In another case, the appellate division Fourth Department rules that slower than usual traffic gives a driver notice that stopping may be required and removed the "short stop" defense to a rear end collision. See Greene v. Sivret, 43 A.D.3d 1328, 1329 (4th Dep't 2007); Shulga v. Ashcroft, 11 A.D.3d 893, 894 (4th Dep't 2004) (admission of heavy traffic defeats the defense). Here, the only first-person version in this motion sequence was given by the first driver in the chain, defendant Saulean. In it, he avers that the traffic was heavy due to an accident in front of him and the merging of two lanes into one due to an emergency vehicle. The three codefendants answering the motion all chose to submit their opposition through their attorneys, and thus there is nothing in the record to contradict this version of events. Given the emergency vehicle's presence, the merge from two lanes to one, and the resulting speed only about thirty-five percent of the posted speed limit, codefendants should all have been aware that quick braking might be necessary, and they should have taken appropriate precautions. Codefendants cannot hide behind the prematurity defense when they failed to give any alternative factual versions to the Court concerning the accident.
Further, codefendants' various claims that this motion is premature, without more, cannot alone forestall the motion. As the Second Department has stated:
A party who contends that a summary judgment motion is premature is required to demonstrate that discovery might lead to relevant evidence or the facts essential to justify opposition to the motion were exclusively within the knowledge and control of the movant. The defendant's contention that the plaintiffs' motion was premature because the plaintiffs had not yet been deposed at the time the plaintiffs' motion was filed did not establish what information the defendant hoped to discover at the plaintiffs' depositions that would relieve him of liability in this case.
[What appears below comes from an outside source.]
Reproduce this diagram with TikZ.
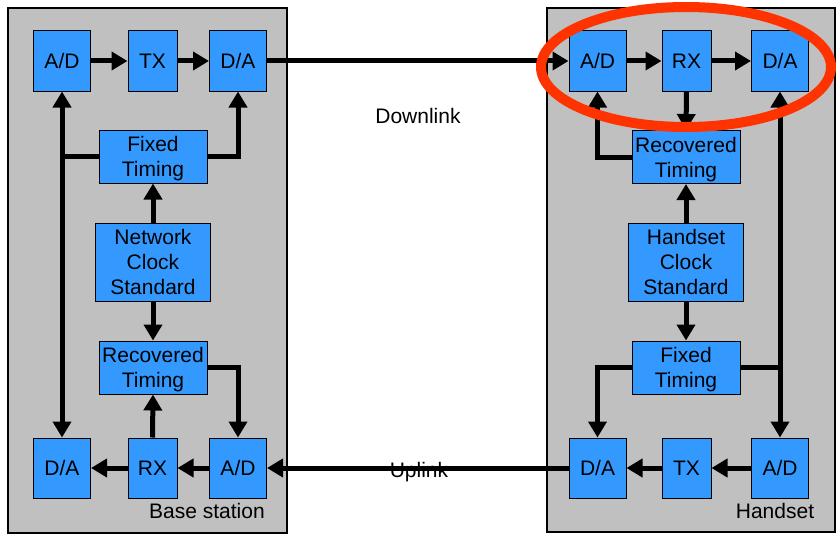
\documentclass[tikz,border=0pt]{standalone}
\usepackage{fontspec}
\setmainfont{Liberation Sans}
\usetikzlibrary{arrows.meta}
\definecolor{unitgray}{HTML}{C0C0C0}
\definecolor{blockblue}{HTML}{3399FF}
\definecolor{markred}{HTML}{FF3300}

\begin{document}
\begin{tikzpicture}[x=1pt, y=-1pt,
    every node/.style={font=\fontsize{21}{25}\selectfont},
    blk/.style={draw=black, line width=1pt, fill=blockblue, inner sep=0pt, minimum height=60pt, align=center},
    conv/.style={blk, minimum width=57pt},
    radio/.style={blk, minimum width=49pt},
    timing/.style={blk, minimum width=108pt, minimum height=53pt, text height=45pt, text depth=4.5pt},
    clock/.style={blk, minimum width=115pt, minimum height=78pt},
    flow/.style={line width=5pt, -{Triangle[length=16pt,width=18pt]}}]
    \useasboundingbox (0,0) rectangle (838,535);

    % units
    \fill[unitgray, draw=black, line width=2pt] (8,8) rectangle (287,533);
    \fill[unitgray, draw=black, line width=2pt] (547,8) rectangle (835,532);

    % base station
    \node[conv] (bsADt) at (62,61) {A/D};
    \node[radio] (bsTX) at (152.5,61) {TX};
    \node[conv] (bsDAt) at (238,61) {D/A};
    \node[timing] (bsFixed) at (153,156.5) {Fixed\\Timing};
    \node[clock] (bsClock) at (153,262) {Network\\Clock\\Standard};
    \node[timing] (bsRec) at (153,367.5) {Recovered\\Timing};
    \node[conv] (bsDAb) at (62,468) {D/A};
    \node[radio] (bsRX) at (152.5,468) {RX};
    \node[conv] (bsADb) at (238,468) {A/D};
    \node (bsName) at (207,511) {Base station};

    \draw[flow] (bsADt) -- (bsTX);
    \draw[flow] (bsTX) -- (bsDAt);
    \draw[flow] (bsFixed.west) -| (bsADt.south);
    \draw[flow] (bsFixed.west) -| (bsDAb.north);
    \draw[flow] (bsFixed.east) -| (bsDAt.south);
    \draw[flow] (bsClock.north) -- (bsFixed.south);
    \draw[flow] (bsClock.south) -- (bsRec.north);
    \draw[flow] (bsRX.north) -- (bsRec.south);
    \draw[flow] (bsRec.east) -| (bsADb.north);
    \draw[flow] (bsADb) -- (bsRX);
    \draw[flow] (bsRX) -- (bsDAb);

    % handset
    \node[conv] (hsADt) at (597.5,61) {A/D};
    \node[radio] (hsRX) at (686.5,61) {RX};
    \node[conv] (hsDAt) at (780,61) {D/A};
    \node[timing] (hsRec) at (686,157) {Recovered\\Timing};
    \node[clock] (hsClock) at (686,262) {Handset\\Clock\\Standard};
    \node[timing] (hsFixed) at (686,367.5) {Fixed\\Timing};
    \node[conv] (hsDAb) at (597.5,468) {D/A};
    \node[radio] (hsTX) at (686.5,468) {TX};
    \node[conv] (hsADb) at (780,468) {A/D};
    \node (hsName) at (775,511) {Handset};

    \draw[flow] (hsADt) -- (hsRX);
    \draw[flow] (hsRX) -- (hsDAt);
    \draw[flow] (hsRX.south) -- (hsRec.north);
    \draw[flow] (hsRec.west) -| (hsADt.south);
    \draw[flow] (hsClock.north) -- (hsRec.south);
    \draw[flow] (hsClock.south) -- (hsFixed.north);
    \draw[flow] (hsFixed.east) -| (hsDAt.south);
    \draw[flow] (hsFixed.east) -| (hsADb.north);
    \draw[flow] (hsFixed.west) -| (hsDAb.north);
    \draw[flow] (hsADb) -- (hsTX);
    \draw[flow] (hsTX) -- (hsDAb);

    % radio links
    \node (downLabel) at (418,116) {Downlink};
    \node (upLabel) at (419,472) {Uplink};
    \draw[flow] (bsDAt) -- (hsADt);
    \draw[flow] (hsDAb) -- (bsADb);

    \draw[markred, line width=10pt] (686,67) ellipse [x radius=145, y radius=60];
\end{tikzpicture}
\end{document}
The mere hope or speculation that evidence sufficient to defeat a motion for summary judgment may be uncovered during the discovery process is insufficient to deny the motion.Cajas-Romero v. Ward, 106 A.D.3d 850, 852 (2d Dep't 2013) (citations and internal grammatical marks omitted). Here, codefendants claim nothing other than speculation regarding what they may find upon deposing defendant Saulean. This is not a ground for denying summary judgment. The Court notes that he remains a witness that may be deposed as a nonparty, and that any information gleaned from that could form the basis for a renewal motion. As of now, though, there is no reason to keep him in this matter based solely upon codefendants' speculation.
The foregoing constitutes the Decision and Order of the Court.